Please write the listing below out again exactly, leaving every picture behind.

------------

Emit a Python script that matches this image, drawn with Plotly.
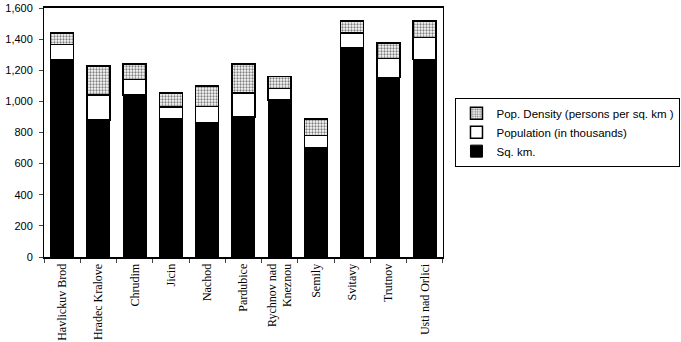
import plotly.graph_objects as go

districts = ["Havlickuv Brod", "Hradec Kralove", "Chrudim", "Jicin", "Nachod", "Pardubice",
             "Rychnov nad<br>Kneznou", "Semily", "Svitavy", "Trutnov", "Usti nad Orlici"]
sq_km = [1270, 880, 1040, 890, 860, 900, 1010, 705, 1345, 1155, 1270]
population = [95, 162, 100, 75, 108, 155, 72, 75, 95, 120, 140]
density = [75, 185, 100, 90, 132, 185, 78, 107, 77, 101, 107]
y_ticks = [0, 200, 400, 600, 800, 1000, 1200, 1400, 1600]

fig = go.Figure()
fig.add_trace(go.Bar(x=districts, y=sq_km, name="Sq. km.",
                     marker=dict(color="black", line=dict(color="black", width=1))))
fig.add_trace(go.Bar(x=districts, y=population, name="Population (in thousands)",
                     marker=dict(color="white", line=dict(color="black", width=1.5))))
fig.add_trace(go.Bar(x=districts, y=density, name="Pop. Density (persons per sq. km )",
                     marker=dict(color="white", line=dict(color="black", width=1.5),
                                 pattern=dict(shape=".", fgcolor="black", bgcolor="white",
                                              size=3, solidity=0.45))))

fig.update_layout(
    width=681, height=342,
    margin=dict(l=44, r=2, t=8, b=85, autoexpand=False),
    barmode="stack", bargap=0.37,
    plot_bgcolor="white", paper_bgcolor="white",
    showlegend=True,
    legend=dict(traceorder="reversed", x=0.648, y=0.64, xanchor="left", yanchor="top",
                bordercolor="black", borderwidth=1,
                font=dict(family="Liberation Sans, Arial", size=11.5, color="black"),
                itemwidth=30),
    font=dict(family="Liberation Sans, Arial", size=11, color="black"),
)
fig.update_yaxes(range=[0, 1600], tickvals=y_ticks, tickformat=",", ticks="outside",
                 ticklen=4, showgrid=False, showline=True, linecolor="black", linewidth=1,
                 mirror=True, zeroline=False, ticklabelstandoff=4, automargin=False,
                 tickfont=dict(family="Liberation Sans, Arial", size=11, color="black"))
fig.update_xaxes(domain=[0, 0.628], tickangle=-90, ticks="outside", tickson="boundaries",
                 ticklen=4, showline=True, linecolor="black", linewidth=2, mirror=True,
                 showgrid=False, automargin=False,
                 tickfont=dict(family="Liberation Serif, Times New Roman", size=12, color="black"))

fig.write_html("out.html")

------------

_ANSWER FOR THIS EXERCISE_.
Emit a Python script that matches this image, drawn with Plotly.
import plotly.graph_objects as go

districts = ["Havlickuv Brod", "Hradec Kralove", "Chrudim", "Jicin", "Nachod", "Pardubice",
             "Rychnov nad<br>Kneznou", "Semily", "Svitavy", "Trutnov", "Usti nad Orlici"]
sq_km = [1270, 880, 1040, 890, 860, 900, 1010, 705, 1345, 1155, 1270]
population = [95, 162, 100, 75, 108, 155, 72, 75, 95, 120, 140]
density = [75, 185, 100, 90, 132, 185, 78, 107, 77, 101, 107]
y_ticks = [0, 200, 400, 600, 800, 1000, 1200, 1400, 1600]

fig = go.Figure()
fig.add_trace(go.Bar(x=districts, y=sq_km, name="Sq. km.",
                     marker=dict(color="black", line=dict(color="black", width=1))))
fig.add_trace(go.Bar(x=districts, y=population, name="Population (in thousands)",
                     marker=dict(color="white", line=dict(color="black", width=1.5))))
fig.add_trace(go.Bar(x=districts, y=density, name="Pop. Density (persons per sq. km )",
                     marker=dict(color="white", line=dict(color="black", width=1.5),
                                 pattern=dict(shape=".", fgcolor="black", bgcolor="white",
                                              size=3, solidity=0.45))))

fig.update_layout(
    width=681, height=342,
    margin=dict(l=44, r=2, t=8, b=85, autoexpand=False),
    barmode="stack", bargap=0.37,
    plot_bgcolor="white", paper_bgcolor="white",
    showlegend=True,
    legend=dict(traceorder="reversed", x=0.648, y=0.64, xanchor="left", yanchor="top",
                bordercolor="black", borderwidth=1,
                font=dict(family="Liberation Sans, Arial", size=11.5, color="black"),
                itemwidth=30),
    font=dict(family="Liberation Sans, Arial", size=11, color="black"),
)
fig.update_yaxes(range=[0, 1600], tickvals=y_ticks, tickformat=",", ticks="outside",
                 ticklen=4, showgrid=False, showline=True, linecolor="black", linewidth=1,
                 mirror=True, zeroline=False, ticklabelstandoff=4, automargin=False,
                 tickfont=dict(family="Liberation Sans, Arial", size=11, color="black"))
fig.update_xaxes(domain=[0, 0.628], tickangle=-90, ticks="outside", tickson="boundaries",
                 ticklen=4, showline=True, linecolor="black", linewidth=2, mirror=True,
                 showgrid=False, automargin=False,
                 tickfont=dict(family="Liberation Serif, Times New Roman", size=12, color="black"))

fig.write_html("out.html")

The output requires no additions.